NEW YORK (AP) — Corn prices jumped to a record $6 a bushel Thursday, driven up by an expected supply shortfall that will only add to Americans’ growing grocery bill and further squeeze struggling ethanol producers.

Corn prices have shot up nearly 30 percent this year amid dwindling stockpiles and surging demand for the grain used to feed livestock and make alternative fuels including ethanol. Prices are poised to go even higher after the U.S. government this week predicted that American farmers — the world’s biggest corn producers — will plant sharply less of the crop in 2008 compared to last year.

“It’s a demand-driven market and we may not be planting enough acres to supply demand, so that adds to the bullishness of corn,” said Elaine Kub, a grains analyst with DTN in Omaha, Neb.

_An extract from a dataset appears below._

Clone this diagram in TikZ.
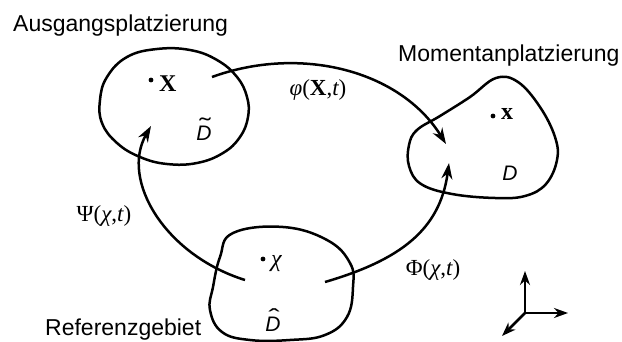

Corn for the most actively traded May contract rose 4.25 cents to settle at $6 a bushel on the Chicago Board of Trade, after earlier rising to $6.025 a bushel — a new all-time high.

Worldwide demand for corn to feed livestock and to make biofuel is putting enormous pressure on global supply. And with the U.S. expected to plant less corn, the supply shortage will only worsen. The U.S. Department of Agriculture projected that farmers will plant 86 million acres of corn in 2008, an 8 percent drop from last year.